Monday, March 7, 2016

Police Body Cameras, How Can We Trust Greensboro?

A few days ago Greensboro Mayor Nancy Barakat Vaughan announced she wanted the State of North Carolina to pass new laws that would allow Greensboro Police to release Police Body Camera Video to the public.

While this sounds great the Grasshopper has a history of saying one thing and doing another. For example, when Mayor Vaughan and City Council voted 9-0 to pass disclosure rules for City Council members I went before Council and asked that they take it one step farther and lobby state legislators to make this policy state law. Why? Because by law City Council cannot punish the Mayor or other council members for breaking council rules. Only the State of North Carolina can do that.

Since that time almost every member of City Council has been caught failing to disclose items required my Mayor Vaughan's rules.

In the case of Greensboro Police body cameras we already have the January 2015 instance in which Bulent Bediz was charged with assault on a police officer. Greensboro Police and Greensboro Code Enforcement both claimed to possess video of the incident but both failed to produce any such video for the court.

The News & Fishwrap reported:


“The officer told the judge ... he tried to remove Bediz from the vehicle to prevent him from driving away in a vehicle he knew was expired,” Neumann said. “The judge apparently felt the officer didn’t have the right to remove him.”


The case was heard by Guilford County District Court Judge Jan Samet.

“Judge Jan Samet did the right thing under the state and federal constitutions,” Bediz’s attorney Seth Cohen said."

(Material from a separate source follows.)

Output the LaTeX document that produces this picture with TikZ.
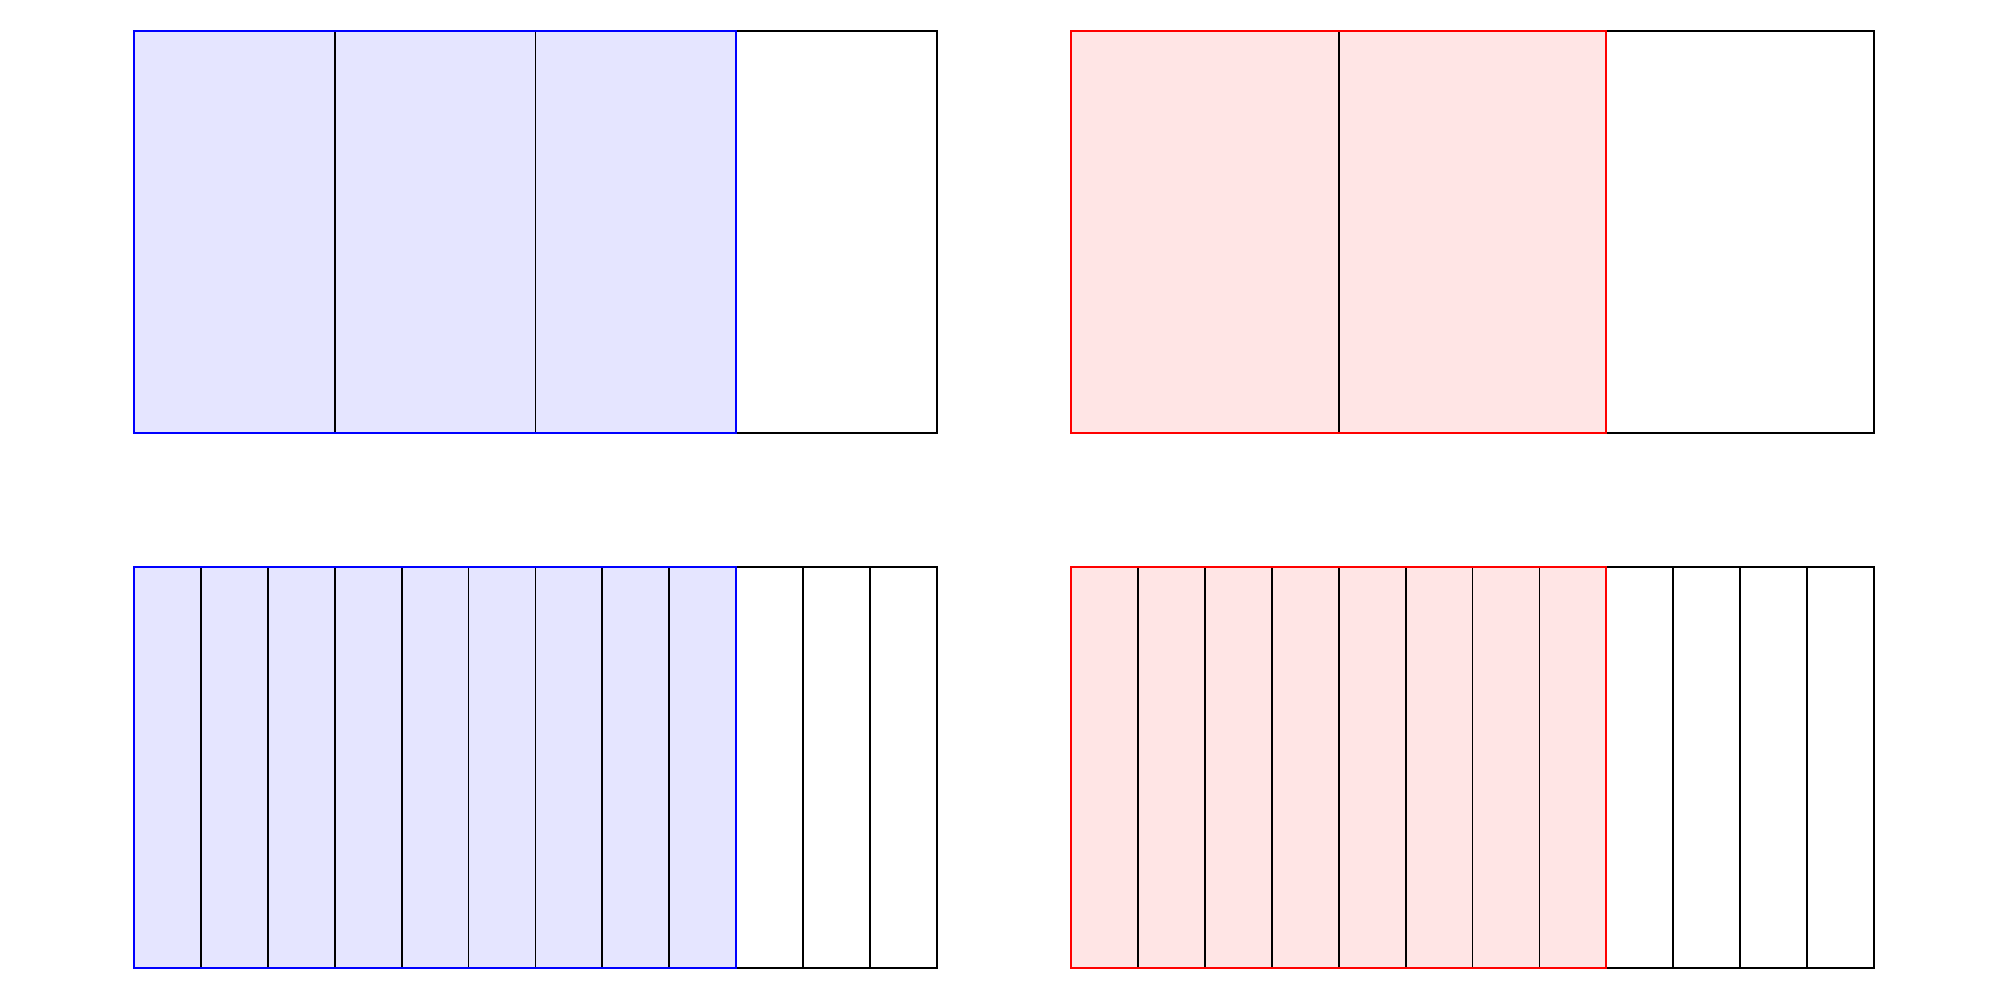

No mention of the police body camera. Now how about this comment I left on Councilman Justin Outling's Facebook page promoting the Grasshopper's plan.


That's right, The officer in the photograph of the News & Fishwrap article promoting Mayor Vaughan's plan is the same GPD officer who falsely accused Bulent Bediz of assault on a police officer in Jan 2015, the GPD police body camera poster boy.

I'm all for making police body camera videos part of the public record, I believe most GPD rank and file police officers are in favor of the same because most of them are honest cops doing a very hard job. I just don't trust our current city leaders to manage them correctly.

And to be perfectly honest, my guess is the GPD police body camera poster boy was acting under orders as he had been sent there on behalf of Greensboro Code Enforcement who were illegally removing Mr Bediz's property.